COLUMBIA — Shortly after 6 p.m. Thursday, James "Jim" Whitt raised his right hand and swore to serve as a member of the Columbia School Board "to the best of his ability." Then the new appointee moved from the front row next to his wife and sons to his seat among the seven-member board.
Minutes later, he would cast his first vote to approve the 2009-2010 budget for the district. The almost $201.4 million budget passed unanimously and without any public comment.
Long before Whitt, 62, was sworn on to the school board, he was inducted into the Indiana Institute of Technology’s Hall of Fame for his years playing college basketball there.
Whitt said his body won't allow him to play anymore. Instead, he spends his time coaching for cPhase Sports Association, a nonprofit organization he started with his wife, Annelle. The focus of the organization is to build leadership and character in boys from sixth grade through high school.
Working with the teens in his program has allowed Whitt to see what some of their needs are, not only from an athletic standpoint, but also academically, he said. cPhase’s motto is, “Commitment to excellence in all phases of life.”
“Our focuses are basketball, education and becoming socially responsible,” Whitt said. “I think what we do and what the school system does fit very closely together.”
Tom Rose, vice president of the school board, said he thinks Whitt’s work with the youth will be beneficial because it allows him to know where they're coming from and what they need.
However, Whitt said cPhase is a small portion of why he is qualified for the seat on the board. Other reasons, he said, are that he's part of the Columbia community, talks with other parents, knows district issues and is a concerned parent. The Whitts have two sons: Marcus, 16, a junior at Hickman High School, and Jimmy, 12, a seventh-grader at Smithton Middle School.
Whitt was one of eight applicants for the seat vacated in May by Rosie Tippin, who resigned for health reasons. During his interview with the board June 11, Whitt said he has three top concerns: funding support, the dropout rate and the academic achievement gap among students.
“Right now, my job is to really learn about what’s going on with the school board — really get in and kind of roll my sleeves up, see what is going on, see what the issues are from an internal perspective," Whitt said in an interview Tuesday. "When you look at it from the outside, you can formulate a lot of ideas and things like that. But, really, before you are able to execute any kind of a plan, you need to get involved and understand what some of the issues are.”
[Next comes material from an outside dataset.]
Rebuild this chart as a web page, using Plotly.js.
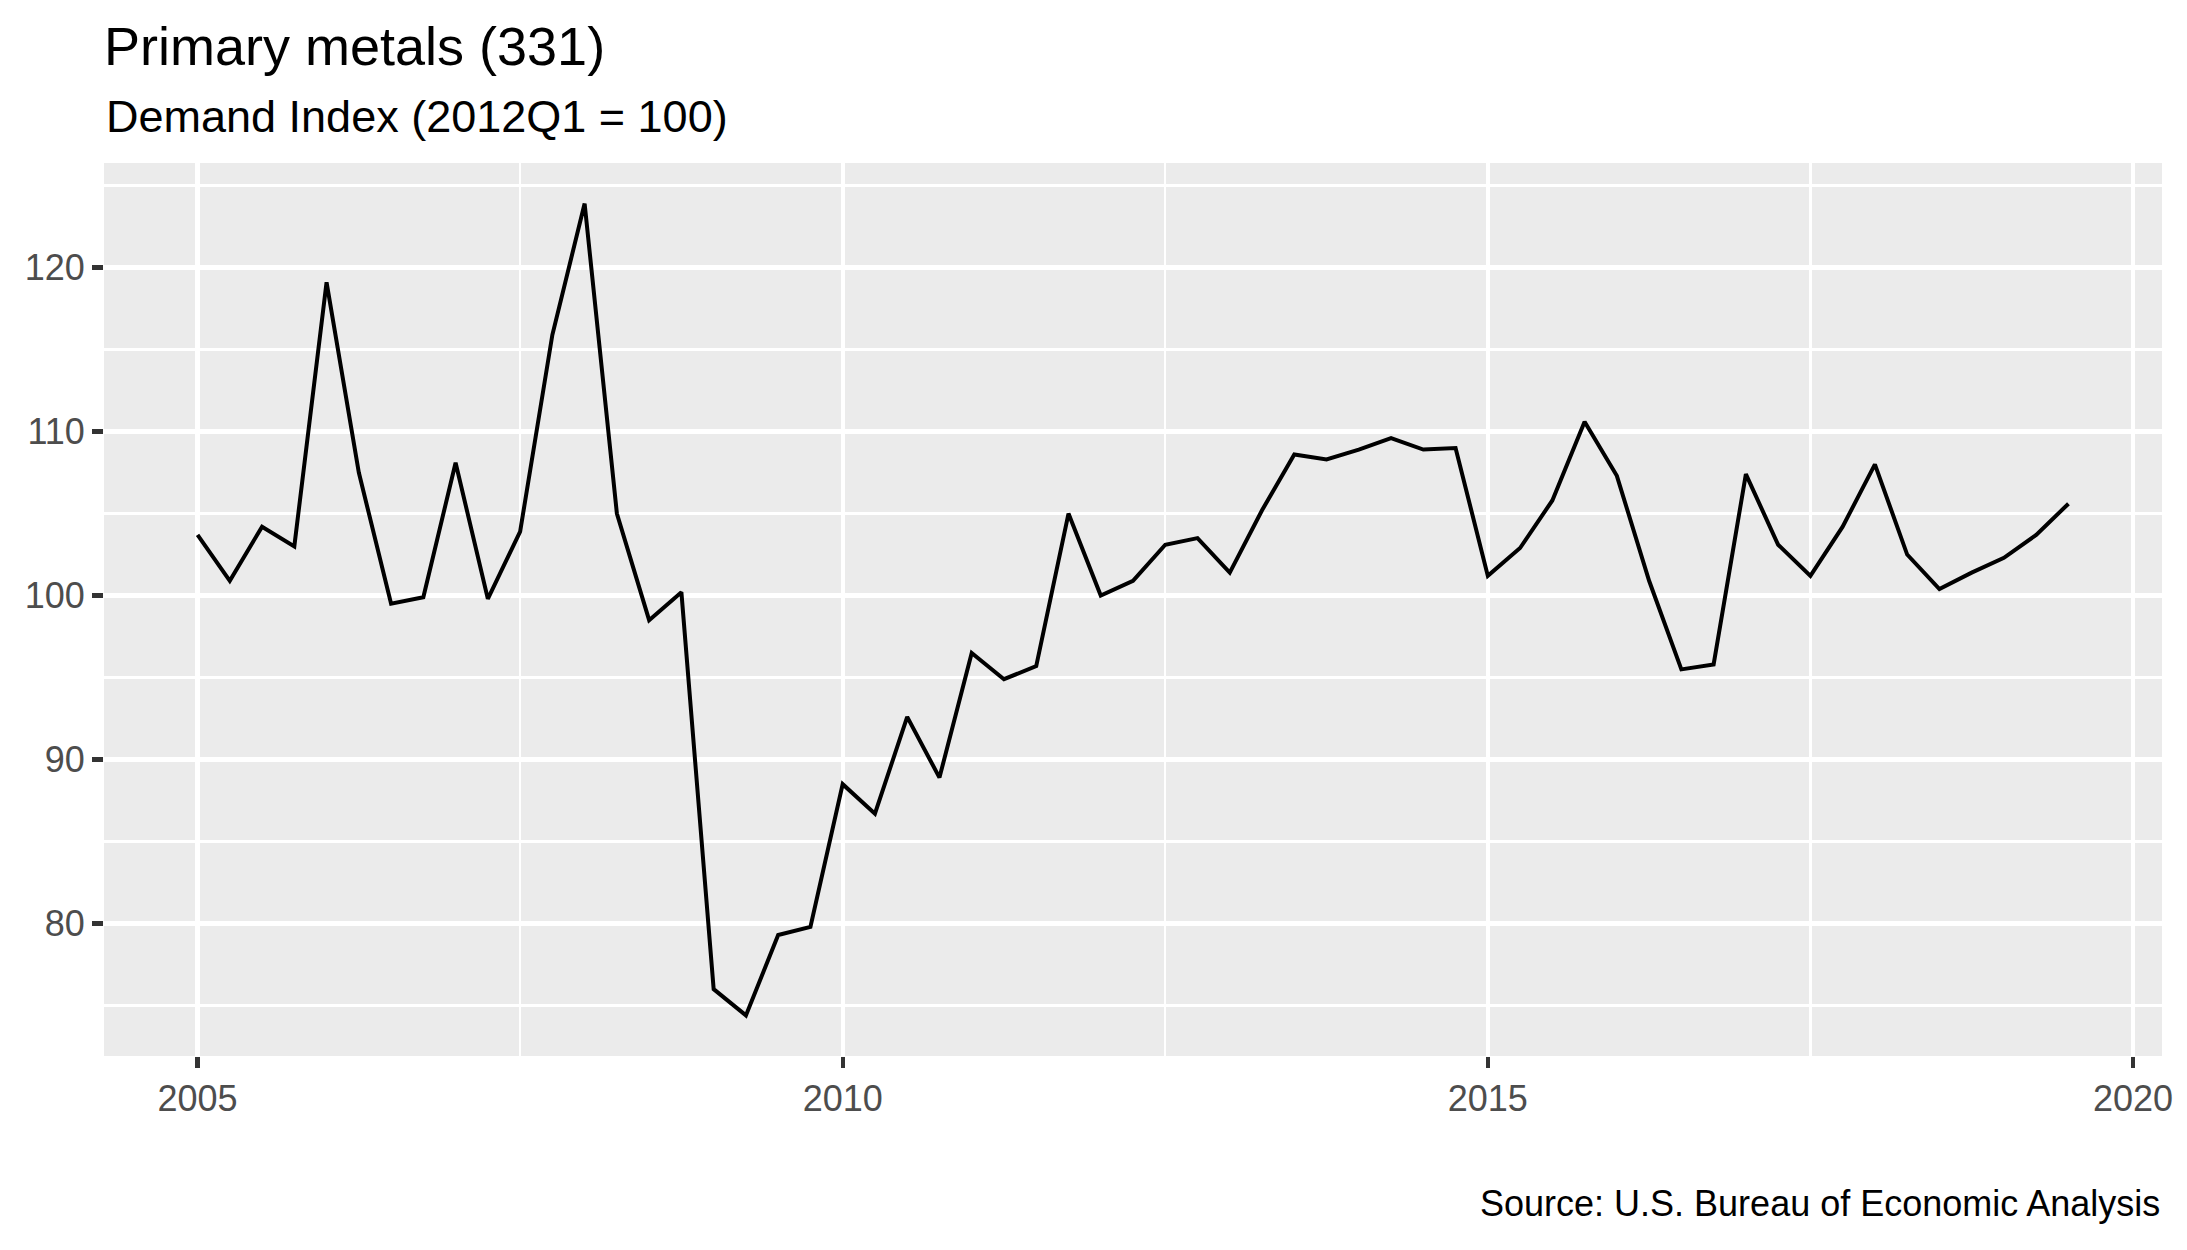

Rose said another plus in appointing Whitt — who narrowly won over Philip Peters after a tie vote by the board — is his business sense. Whitt worked for General Electric for 23 years, part of the time as regional manager.
The Whitts moved to Columbia seven years ago from Wildwood, near St. Louis, after Annelle took a position with Missouri Employers Mutual Insurance Co.
Jim Whitt said that although he is invested in the community, he is still relatively new. "I’m not entrenched in any one idea," he said. "I know there are a lot of good ideas floating around out there. I think I could take a fresh approach and new look to it and figure out what’s the best course we should be taking.”
At the June 11 meeting, talk after the 3-3 vote between Whitt and Peters turned in to a race and whether, given the solid qualifications of the two men, it should be a factor in making the appointment. Rose raised concern that the community wouldn't perceive the board as being representative when it could have. Whitt is black, and Peters is white.
After some discussion, Michelle Pruitt changed her vote from Peters to Whitt, making the final breakdown Pruitt, Rose, Christine King and board president Jan Mees for Whitt and Carla DeSpain and Ines Segert for Peters.
"I think (Whitt) certainly brings diversity of race to the board," Rose said in an interview later. "I hate for it to be an issue, but it is."
Whitt, who will have to run for election next spring if he wants to stay on the board, said he thinks he will be an excellent representative for the Columbia community. "I don’t think it has anything to do with race or anything like that,” Whitt said. “I’m just here to serve.
“I think the board was very thoughtful in their selection, and I commend them for their thoughtfulness, their honesty and their ability to talk about the issues that concern the community and I think that’s a good thing," he said. "All issues should be on the table to be discussed and talked about."